Ekstraksi adalah proses penting pada tahap awal, di mana bahan-bahan baku pewarnaan yang berasal dari tanaman dipanaskan dengan air agar mengeluarkan warna. Cairan berwarna dari hasil ekstraksi tersebut kemudian diaplikasikan, di mana benang dicelup dalam wadah cairan, lalu dijemur.
“Ini adalah proses menyatukan benang dan pewarna menjadi karya yang memukau dengan warna alami yang menakjubkan”.
Sebagai proses belajar, para siswa tersebut kemudian mulai mengajukan berbagai pertanyaan.
Salah satu pertanyaan yang menarik adalah “mengapa warna tenunan songke yang menggunakan bahan baku pewarnaan alami tidak hitam pekat seperti pada tenunan dari pewarna sintetis?”
Pertanyaan tersebut dijawab oleh Herlina Lenos, salah satu dari dua penenun RTBP, dengan mengatakan “bahwa setiap bahan pewarna alami memiliki karakteristik dan kualitasnya sendiri.” Bahan pewarna alami, kata dia, memiliki ciri khas yang tidak menghasilkan warna yang terlalu gelap.

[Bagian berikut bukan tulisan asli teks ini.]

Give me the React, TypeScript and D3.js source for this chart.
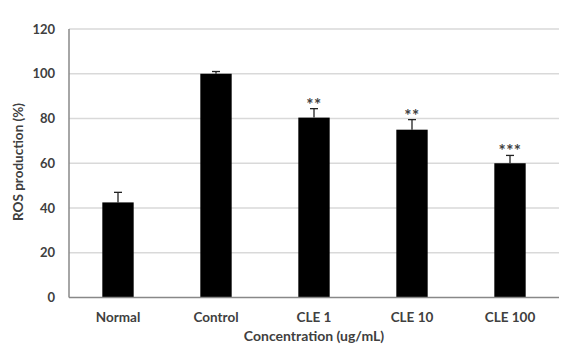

Ia juga memberikan penjelasan singkat terkait perbedaan warna yang dihasilkan dari ekstraksi tanaman kunyit yang masih mentah dan yang sudah dikeringkan.
Selain itu, Herlina juga menjelaskan kepada para siswa tentang bahan baku penghasil warna hitam pada benang, yakni daun ketapang dan akar pohon mahoni, “tetapi kadar warnanya bergantung pada bahan pengikat yang digunakan.”
Sebelum menutup sesi presentasi di studio pewarna alami, In menekankan pentingnya menghargai kekayaan alam yang beragam dan perlunya menjaga warisan alam tersebut demi keberlanjutan ekosistem, sekaligus keberlangsungan ekonomi masyarakat.
“Meski warna hitam dari bahan alami tidak pekat seperti dari pewarna sintetis, keindahan dan keberagaman warna yang diciptakan oleh alam tetaplah luar biasa,” kata In.
“Lebih dari itu pewarna alami lebih ramah terhadap lingkungan dan juga tidak berpotensi buruk pada tubuh orang yang mengenakan kain tenun tersebut,” lanjutnya.
Tour kemudian berlanjut menuju galeri tenun, di mana para siswa melihat proses tenun yang menakjubkan, dilakukan oleh dua penenun RTBP, Herlina dan Karolina Mun. Selain itu, ada juga koleksi berbagai jenis dan motif tenun tradisional dari wilayah Nusa Tenggara Timur.
Tim RTBP merasa senang dapat berbagi pengalaman dan pengetahuan dengan anak-anak muda ini.
“Mengenalkan budaya secara langsung memberikan kami energi tambahan untuk terus peduli dan memperjuangkan pelestarian dan pengembangan budaya tenun.”